Fue la única vez en mi vida en la que he probado el camello. La plaza de Yamaa el Fna tiene la voluntad de reunir todos los sabores africanos. Con la caída de la tarde, los carniceros venden sus últimos productos y se encienden las brasas. El lugar se llena de puestos improvisados que asan carne de todo tipo: el pollo especiado; el avestruz, la más dura de las aves; la ternera cortada en pequeños tacos y mezclada con verdura; el cordero, la auténtica especialidad marroquí, aderezado con cuscús; incluso caimán, cuya procedencia se esconde en los misterios de los comerciantes. ¿Serían del Nilo aquellos animales que servían de manjar para los turistas? ¿Serían realmente caimanes?

Pero el camello no me lo esperaba. En Marruecos los camélidos sirven hoy en día como medio de transporte en las zonas más atrasadas del sur, lindando con el desierto. El hecho de que se incluya como plato es un grado de sofisticación o de hambre, depende de cómo se enfoque la cuestión. También en Francia el caballo dejó de ser un animal de tiro y la cocina francesa extendió sus ideas culinarias incluyendo su carne en las cenas de lujo. A todos los animales les sientan bien las brasas y aquella noche en la plaza Yamaa el Fna los olores se mezclaban con una sensualidad de verano, a pesar de ser febrero.

Juan Goytisolo pasó parte de su vida en Marrakech.

Nadie mejor que él para tomar el pulso a Yamaa el Fna. La describió como esa parte de la ciudad que se reescribe continuamente. No es la misma plaza al amanecer que durante las pesadas horas de sol. Los comerciantes exponen todo tipo de género. La lencería fina compite con las camisetas de los equipos de fútbol europeos. Por las mañanas es el turno de las verduras. Los frutos de la tierra reciben al viajero con una profusión de colores que contrasta con la silueta árida que rodea a Marrakech. También hay pescado fresco del Atlántico.

Sabía el escritor barcelonés que Yamaa el Fna es la plaza de los vivos, pero que en un tiempo no tan lejano fue la de los muertos. Allí exponían, secándose al sol justiciero, a los ejecutados por los tribunales. Los reos morían mirando por última vez la forma irregular de la plaza mientras una muchedumbre gritaba como despedida al castigo. Los toldos de plástico y tela ahora cubren casi todo el perímetro. Forman callejuelas y atajos entre los puestos. Se habla el dialecto marroquí y el francés. También se escuchan palabras en español. Todo está sujeto a ser comprado y vendido. El regateo es un lenguaje sagrado, más antiguo que la escritura y los marroquíes lo practican con tanta sabiduría como gracia. Al viajero le resultará imposible vencer en la dialéctica de la compraventa. Y aún cuando se creeavictorioso debería saber que ha perdido.
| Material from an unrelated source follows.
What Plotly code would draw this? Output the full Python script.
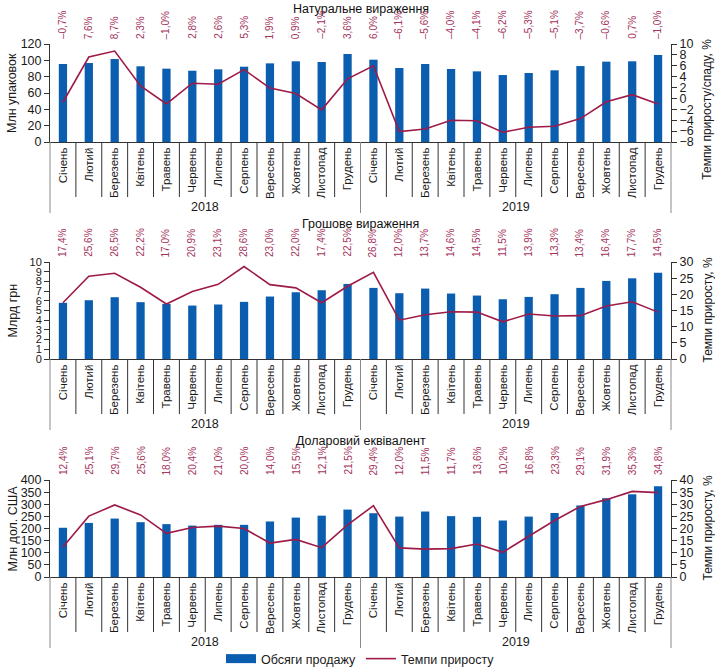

Pero Marrakech no es solamente Yamaa el Fna.

Esta es su corazón. El punto desde donde se ponen en circulación todos los elementos que forman la antigua capital de los almorávides. Ellos fundaron la ciudad para después mirar hacia el norte e invadir la península ibérica. La mezquita Kutubía se alza sobre las azoteas de toda la medina. El minarete se aprecia desde todos los puntos de la ciudad. Los marroquíes, tan aficionados al té, se asoman a sus tejados cuando cae el sol y Kutubía se representa como un fósforo ardiente. Es uno de los mejores ejemplos de arquitectura almohade y el viajero español se quedará observando su fisionomía con cierta familiaridad. En efecto, verá en ella un antepasado de la Giralda de Sevilla. Las torres son casi idénticas, si logramos separar las reformas posteriores para adaptarla a las funciones de campanario cristiano. Se trata más bien de una segunda oportunidad que da la historia. Como apreciar la Giralda antes de la conquista cristiana.

Marrakech es la urbe más majestuosa de Marruecos. La última gran ciudad antes del desierto. Paseando entre sus bazares pensaba en Juan de Olid, el personaje inmortal de Eslava Galán de En busca del unicornio. Aquella expedición legendaria a la caza del mito llevó al protagonista, en el siglo XV, hasta esas mismas calles de Marrakech. Fue un encargo real de Enrique IV para curar su impotencia. Juan de Olid atravesó la tierra de infieles con el cuidado de un viajero extraordinario. Más allá de Yamaa el Fna estaba el mundo desconocido. El finis africae medieval. El país de los negros, decían, se extendía al otro lado del desierto. Las certezas acababan en el bullicio nocturno de la plaza en la que hoy se pasean los vivos pero en donde ayer se exponían a los muertos. Las brasas de las parrillas iluminan Yamaa el Fna hasta la madrugada. Al sur el continente se pierde en innumerables dunas de arena. Demasiado peligro para el viajero, que ya considera Marrakech una ciudad andaluza.